We talked about sensitive issues. For example, we got into the subject of the boarding schools. I told Anders we visited one in Arkah, where 16 kids were separated from their parents for a major part of the year. The one´s who worked there were all Evenys and had the same experience. It had been like that since Stalin’s days. Slava, Tolya, Vika and Yura Grigorovich had all spent their adolescence there. Slava just shrugged his shoulders when I asked him about it. The one in Arkah seemed to be as good as they come, but I knew that one of the major things brought up by the Eveny´s and other indigenous Siberian groups after the arrival of perestroika was the hell encountered at these schools.

But nowadays the school in Arkah was run by Evenys who themselves knew what it meant. The kids we interviewed only had positive things to say about boarding school and basically said they missed their parents the first years, but then got used to it. Being shipped to boarding school was nothing new to the Samí.
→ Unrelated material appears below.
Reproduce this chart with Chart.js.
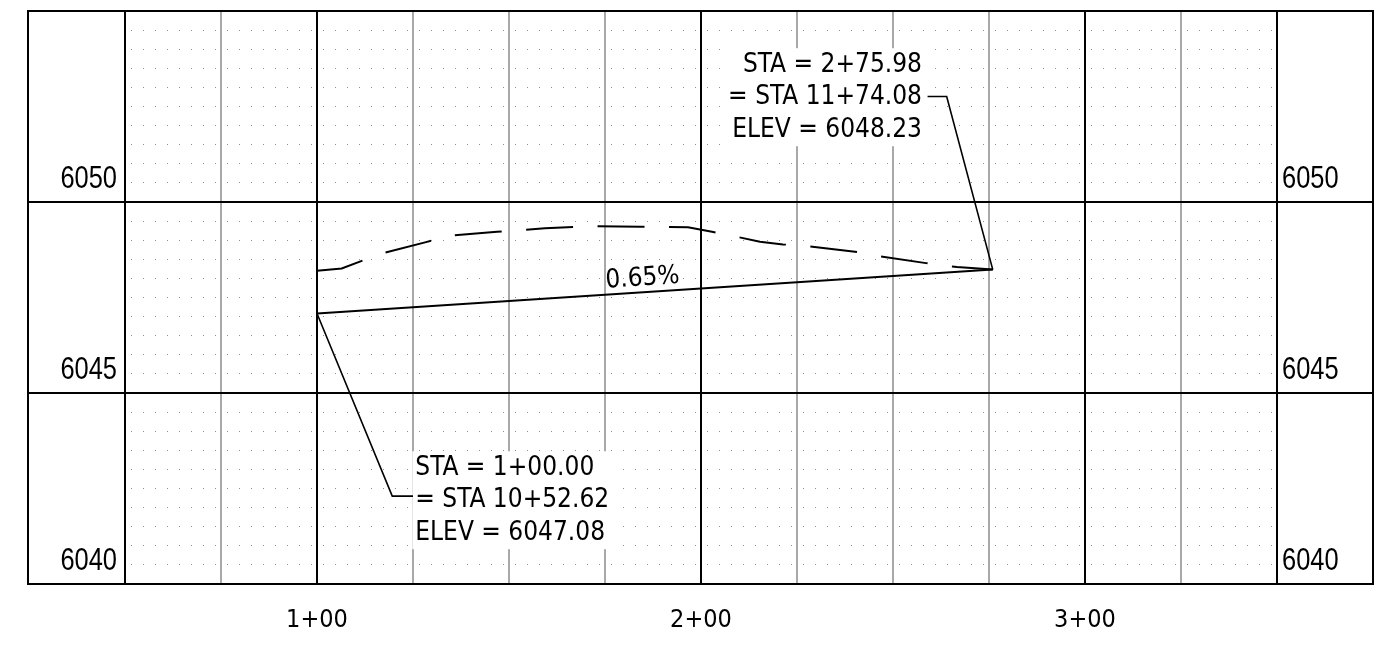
<!DOCTYPE html>
<html>
<head>
<meta charset="utf-8">
<script src="https://cdn.jsdelivr.net/npm/chart.js@4.4.0/dist/chart.umd.min.js"></script>
<style>
    html, body { margin: 0; padding: 0; background: #fff; }
</style>
</head>
<body>
<canvas id="profileChart" width="1385" height="646"></canvas>
<script>
// existing ground (dashed)
const groundStations = [100, 106.43, 116.41, 128.39, 134.64, 146.88, 159.38, 171.88, 184.38, 196.61,
    202.86, 209.30, 215.36, 221.35, 227.86, 240.10, 246.35, 258.59, 264.84, 266.67, 275.98];
const groundElevs = [6048.20, 6048.26, 6048.64, 6048.95, 6049.12, 6049.22, 6049.31, 6049.37, 6049.35, 6049.34,
    6049.22, 6049.09, 6048.96, 6048.89, 6048.84, 6048.70, 6048.58, 6048.40, 6048.32, 6048.30, 6048.23];

// proposed grade (PVIs)
const gradeStations = [100, 275.98];
const gradeElevs = [6047.08, 6048.23];
const equationStations = [1052.62, 1174.08];

const elevLabels = [6040, 6045, 6050];
const stationLabels = [100, 200, 300];

const LABEL_FONT = "'Liberation Sans', Arial, sans-serif";
const NOTE_FONT = "'DejaVu Sans Condensed', 'DejaVu Sans', Verdana, sans-serif";

function fmtSta(v) {
    const hundreds = Math.floor(v / 100);
    const rest = (v - hundreds * 100).toFixed(2).padStart(5, '0');
    return `${hundreds}+${rest}`;
}

function isMajorElev(ctx) {
    if (!ctx.tick) return false;
    return Math.abs(ctx.tick.value % 5) < 1e-6;
}

function isMajorSta(ctx) {
    if (!ctx.tick) return false;
    const v = ctx.tick.value;
    return v % 100 === 0 || v === 50 || v === 350;
}

// callout placement (station / elevation of leader elbow and text)
const callouts = [
    { idx: 0, elbow: [119.6, 6042.30], tail: 125.0, textSta: 125.6, textElev: 6042.18, align: 'left' },
    { idx: 1, elbow: [263.98, 6052.76], tail: 259.0, textSta: 257.55, textElev: 6052.73, align: 'right' },
];

const profileDecor = {
    id: 'profileDecor',
    afterDatasetsDraw(chart) {
        const { ctx } = chart;
        const { x, y, yRight } = chart.scales;
        const px = (s) => x.getPixelForValue(s);
        const py = (e) => y.getPixelForValue(e);

        ctx.save();

        // frame round the whole sheet and major elevation lines through the label columns
        ctx.strokeStyle = '#000';
        ctx.lineWidth = 2;
        const left = y.left;
        const right = yRight.right;
        ctx.strokeRect(left, py(y.max), right - left, py(y.min) - py(y.max));
        elevLabels.forEach((e) => {
            ctx.beginPath();
            ctx.moveTo(left, Math.round(py(e)));
            ctx.lineTo(right, Math.round(py(e)));
            ctx.stroke();
        });

        // elevation labels, narrow face (squeezed Liberation Sans)
        ctx.fillStyle = '#000';
        ctx.font = `31px ${LABEL_FONT}`;
        ctx.textBaseline = 'middle';
        elevLabels.forEach((e) => {
            const ly = py(e) - 23;
            [[y.right - 8, 'right'], [yRight.left + 5, 'left']].forEach(([lx, align]) => {
                ctx.save();
                ctx.translate(lx, ly);
                ctx.scale(0.82, 1);
                ctx.textAlign = align;
                ctx.fillText(String(e), 0, 0);
                ctx.restore();
            });
        });

        // PVI callouts
        ctx.font = `26px ${NOTE_FONT}`;
        const lineGap = 32.5;
        callouts.forEach((c) => {
            const sta = gradeStations[c.idx];
            const elev = gradeElevs[c.idx];
            const lines = [
                `STA = ${fmtSta(sta)}`,
                `= STA ${fmtSta(equationStations[c.idx])}`,
                `ELEV = ${elev.toFixed(2)}`,
            ];
            const w = Math.max(...lines.map((t) => ctx.measureText(t).width));
            const tx = px(c.textSta);
            const ty = py(c.textElev);
            const boxLeft = c.align === 'left' ? tx - 3 : tx - w - 3;
            ctx.fillStyle = '#fff';
            ctx.fillRect(boxLeft, ty - lineGap - 17, w + 9, lineGap * 2 + 33);

            ctx.fillStyle = '#000';
            ctx.textAlign = c.align;
            ctx.textBaseline = 'middle';
            lines.forEach((t, i) => ctx.fillText(t, tx, ty + (i - 1) * lineGap));

            ctx.lineWidth = 1.6;
            ctx.beginPath();
            ctx.moveTo(px(sta), py(elev));
            ctx.lineTo(px(c.elbow[0]), py(c.elbow[1]));
            ctx.lineTo(px(c.tail), py(c.elbow[1]));
            ctx.stroke();
        });

        // grade label along the line
        const grade = (gradeElevs[1] - gradeElevs[0]) / (gradeStations[1] - gradeStations[0]) * 100;
        const labelSta = 185;
        const labelElev = gradeElevs[0] + (labelSta - gradeStations[0]) * grade / 100;
        const ang = Math.atan2(py(gradeElevs[1]) - py(gradeElevs[0]), px(gradeStations[1]) - px(gradeStations[0]));
        ctx.translate(px(labelSta), py(labelElev));
        ctx.rotate(ang);
        ctx.textAlign = 'center';
        ctx.textBaseline = 'alphabetic';
        ctx.fillText(`${grade.toFixed(2)}%`, 0, -7);

        ctx.restore();
    },
};

const ctx = document.getElementById('profileChart');
new Chart(ctx, {
    type: 'line',
    data: {
        datasets: [
            {
                label: 'Existing ground',
                data: groundStations.map((s, i) => ({ x: s, y: groundElevs[i] })),
                borderColor: '#000',
                borderWidth: 2,
                borderDash: [47, 24.5],
                pointRadius: 0,
                tension: 0,
                fill: false,
            },
            {
                label: 'Proposed grade',
                data: gradeStations.map((s, i) => ({ x: s, y: gradeElevs[i] })),
                borderColor: '#000',
                borderWidth: 2,
                pointRadius: 0,
                tension: 0,
                fill: false,
            },
        ],
    },
    options: {
        responsive: false,
        animation: false,
        events: [],
        layout: { padding: { left: 28, right: 12, top: 11, bottom: 0 } },
        plugins: { legend: { display: false }, tooltip: { enabled: false } },
        scales: {
            x: {
                type: 'linear',
                min: 50,
                max: 350,
                ticks: {
                    stepSize: 25,
                    autoSkip: false,
                    maxRotation: 0,
                    padding: 21,
                    color: '#000',
                    font: { family: NOTE_FONT, size: 25 },
                    callback: (v) => (stationLabels.includes(v) ? `${v / 100}+00` : ''),
                },
                grid: {
                    drawTicks: false,
                    color: (c) => (isMajorSta(c) ? '#000' : '#a8a8a8'),
                    lineWidth: 2,
                },
                border: { display: false },
                afterFit: (s) => { s.height = 62; s.paddingLeft = 0; s.paddingRight = 0; },
            },
            y: {
                type: 'linear',
                position: 'left',
                min: 6040,
                max: 6055,
                ticks: { stepSize: 0.5, autoSkip: false, display: false },
                grid: {
                    drawTicks: false,
                    color: (c) => (isMajorElev(c) ? '#000' : '#8f8f8f'),
                    lineWidth: (c) => (isMajorElev(c) ? 2 : 1),
                },
                border: {
                    display: false,
                    dash: (c) => (isMajorElev(c) ? [] : [1, 11]),
                    dashOffset: 6,
                },
                afterFit: (s) => { s.width = 97; s.paddingTop = 0; s.paddingBottom = 0; },
            },
            yRight: {
                type: 'linear',
                position: 'right',
                min: 6040,
                max: 6055,
                ticks: { stepSize: 5, display: false },
                grid: { display: false, drawTicks: false },
                border: { display: false },
                afterFit: (s) => { s.width = 96; s.paddingTop = 0; s.paddingBottom = 0; },
            },
        },
    },
    plugins: [profileDecor],
});
</script>
</body>
</html>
One of my best Sami friends, Peter Andersson from Idre Sameby, same age as me, spent all his adolescence in a boarding school for Samí in Jokkmokk. That has changed today and Sami kids goes to the same school as everybody else, but I know, like the Eveny in Arkah, that they at least can study their own language and heritage today. So things are going for the better, which I realized when talking to Anders.

My aim after meeting Anders is to do a documentary, just like the one I am doing now, to get people in the big cities especially, to understand the great need for the rest of humankind in putting a lot of effort into preserving the worlds indigenous people and their genuine ways to live and for example herd reindeer, the kindest and most gentle and best adapted of all animals of the taiga which we humans deal with. By knowing them, we get to know ourselves much better.

Great meeting! Thanks Egor for setting this up as well!

And thanks to the effects of the vodka!